WRITTEN REQUEST:
Retype the opening lines of the listing below, ending with the line that contains "from matplotlib.patches import", and leave out any pictures.

------------------------------------------------

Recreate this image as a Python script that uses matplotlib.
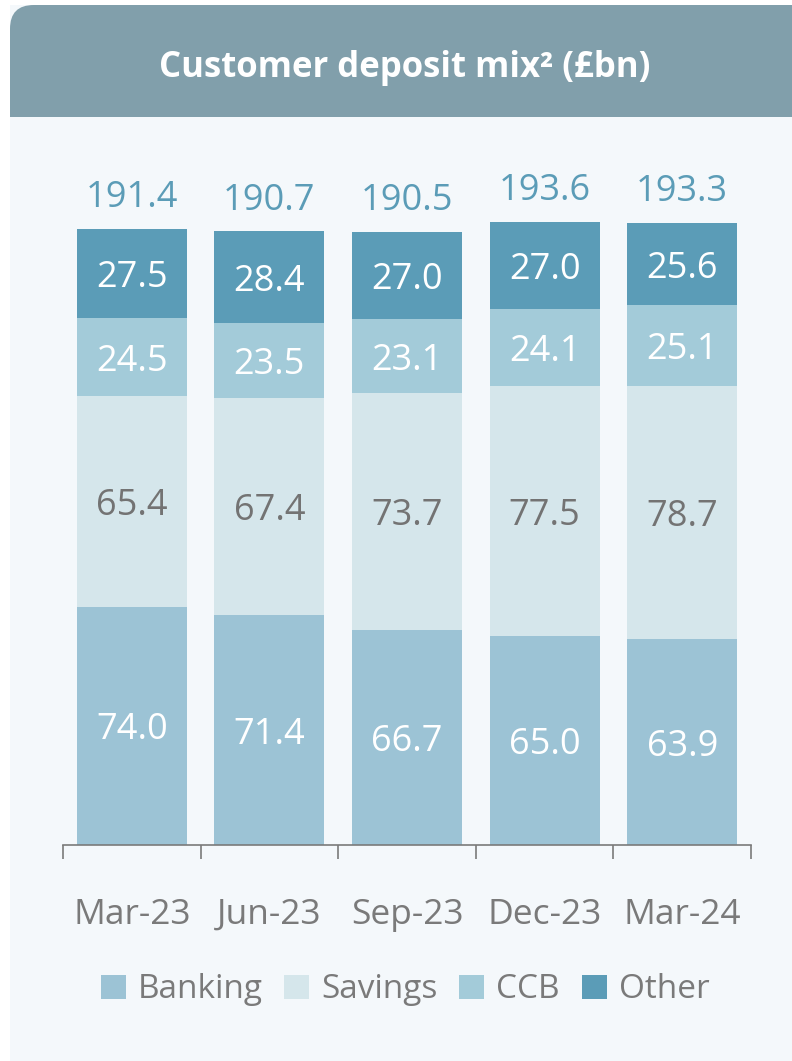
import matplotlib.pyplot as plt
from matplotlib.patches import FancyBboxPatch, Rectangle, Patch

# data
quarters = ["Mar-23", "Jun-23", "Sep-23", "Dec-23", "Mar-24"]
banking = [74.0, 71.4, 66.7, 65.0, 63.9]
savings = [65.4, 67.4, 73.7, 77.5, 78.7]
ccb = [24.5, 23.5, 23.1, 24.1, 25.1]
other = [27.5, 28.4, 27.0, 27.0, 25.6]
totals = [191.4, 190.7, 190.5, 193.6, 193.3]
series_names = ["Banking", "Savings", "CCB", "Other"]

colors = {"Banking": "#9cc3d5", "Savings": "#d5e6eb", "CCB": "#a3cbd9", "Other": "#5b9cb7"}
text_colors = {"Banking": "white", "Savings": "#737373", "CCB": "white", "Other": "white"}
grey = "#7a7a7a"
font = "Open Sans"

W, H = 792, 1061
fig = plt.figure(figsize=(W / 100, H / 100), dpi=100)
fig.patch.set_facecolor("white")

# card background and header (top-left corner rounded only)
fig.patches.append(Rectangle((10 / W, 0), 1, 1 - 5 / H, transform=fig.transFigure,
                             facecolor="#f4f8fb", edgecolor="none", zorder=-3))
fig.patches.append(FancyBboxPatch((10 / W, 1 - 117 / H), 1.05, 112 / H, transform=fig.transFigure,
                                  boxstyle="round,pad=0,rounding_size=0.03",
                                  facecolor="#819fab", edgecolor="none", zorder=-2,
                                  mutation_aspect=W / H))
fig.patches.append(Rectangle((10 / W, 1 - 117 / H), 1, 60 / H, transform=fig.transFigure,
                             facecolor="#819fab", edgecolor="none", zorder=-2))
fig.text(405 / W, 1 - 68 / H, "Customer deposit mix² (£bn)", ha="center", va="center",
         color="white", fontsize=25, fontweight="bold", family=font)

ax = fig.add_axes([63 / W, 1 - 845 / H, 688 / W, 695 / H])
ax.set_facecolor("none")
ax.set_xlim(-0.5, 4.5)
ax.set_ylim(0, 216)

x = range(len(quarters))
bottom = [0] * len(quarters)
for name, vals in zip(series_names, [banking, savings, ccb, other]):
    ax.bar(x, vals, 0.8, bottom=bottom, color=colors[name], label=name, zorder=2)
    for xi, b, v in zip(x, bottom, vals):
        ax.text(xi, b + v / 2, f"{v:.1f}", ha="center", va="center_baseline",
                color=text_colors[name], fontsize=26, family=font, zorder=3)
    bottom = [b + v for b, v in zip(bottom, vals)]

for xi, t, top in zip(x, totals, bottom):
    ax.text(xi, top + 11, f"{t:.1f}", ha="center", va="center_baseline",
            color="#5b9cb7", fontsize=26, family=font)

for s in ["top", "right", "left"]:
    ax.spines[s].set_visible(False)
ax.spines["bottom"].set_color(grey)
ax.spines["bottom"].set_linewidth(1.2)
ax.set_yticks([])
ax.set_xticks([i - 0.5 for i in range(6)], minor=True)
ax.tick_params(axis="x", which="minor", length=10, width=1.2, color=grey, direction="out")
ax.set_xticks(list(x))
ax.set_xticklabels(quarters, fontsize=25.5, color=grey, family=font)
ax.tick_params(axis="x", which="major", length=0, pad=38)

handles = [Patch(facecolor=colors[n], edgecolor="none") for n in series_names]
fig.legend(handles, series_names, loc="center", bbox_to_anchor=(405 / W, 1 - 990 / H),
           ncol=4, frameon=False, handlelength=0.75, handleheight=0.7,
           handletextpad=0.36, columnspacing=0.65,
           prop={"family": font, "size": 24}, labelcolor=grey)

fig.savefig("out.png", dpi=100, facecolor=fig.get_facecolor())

------------------------------------------------

PROBLEM SOLUTION:
Recreate this image as a Python script that uses matplotlib.
import matplotlib.pyplot as plt
from matplotlib.patches import FancyBboxPatch, Rectangle, Patch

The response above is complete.